One of the biggest names to ride the crashing food truck wave onto the shores of a Pico-Robertson storefront is Komodo. Their hook: Asian fusion with a Mexican bent. It isn't much of a pull in LA these days. Around here, the word "kalbi" gets tossed on menus next to all manner of tacos, burgers, pizzas and lord knows what else. So, with multiple trucks and a brick and mortar now in its second year, what makes Komodo so special? In short: simplicity.
The menu board at Komodo might seem daunting at first, but it's really no different than that burrito-or-taco-or-bowl chain place you hit up once a week for lunch. The "Classics" are a slight expansion on the original truck menu, with a little more breathing room to go along with their newfound square footage. There are standalone bowls that act as entrées or straight up salads, but there's nothing particularly interesting about Komodo's French Cobb salad. Stick with the classics, where unique twists and turns are everywhere.
The Komodo 2.0 taco (or burrito or bowl or... you get the idea) is the money-maker of the family. It's as popular now as it ever was on the truck, and for good reason. The seared sirloin is top quality, with plenty of juice to comingle with the hefty helping of the Southwest pepper / corn combination that overflows from the top. A creamy, spicy aioli provides a little bit of burn and a lot of flavor, helping this taco to cross the threshold from good to great.
The other big winner at Komodo is the fish and grapes, a unique twist on the traditional citrus that gets squeezed over the fish tacos at your local spot. Here, the chunks of cod are lightly fried, but don't rely on the delicate crunch of a heavy batter. Instead, the grapes work in a lot of their natural sweetness, and a tuft of greens with sliced almonds finish things off with some creamy dressing and a bit of crunch.

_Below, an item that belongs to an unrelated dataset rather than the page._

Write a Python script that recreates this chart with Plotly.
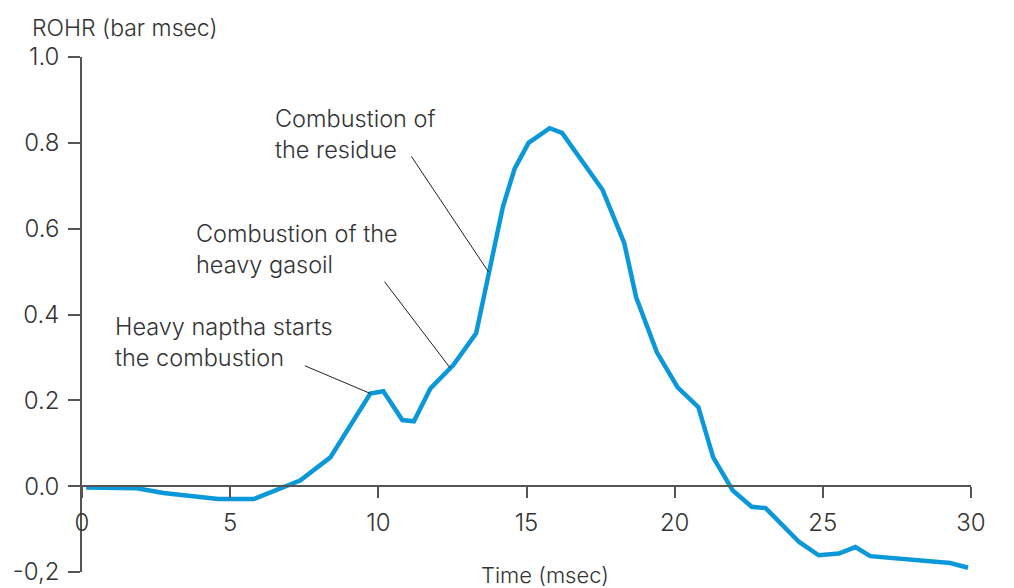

The stuff that doesn't work at Komodo (and there are a few items) usually relies too much on gimmick. The burgerrito is a sort of an Inception-style concept, putting Asian fusion inside a burger inside a taco. The result is a boring mess of ground beef and chopped up toppings that don't play together very nicely. Likewise, the limited Loko Modo special taco the café has been advertising is a lesson in starchy overindulgence, with tortillas and sticky white rice competing to see who can put me in a food coma first. All that, topped with a fried egg, but not in a good way like at Mexicali Taco.
Komodo the café has done well because it earned its stripes as Komodo the truck. By sticking with simple ingredients and understanding what their clientele was willing to stand in lines on the sidewalk for, they've been able to last in a restaurant market that is still showing signs of hurting. And while they certainly shouldn't be blamed for trying to branch out with some of their more inventive taco options, your taste buds will be happiest with the truly classic options on the classics side of the board.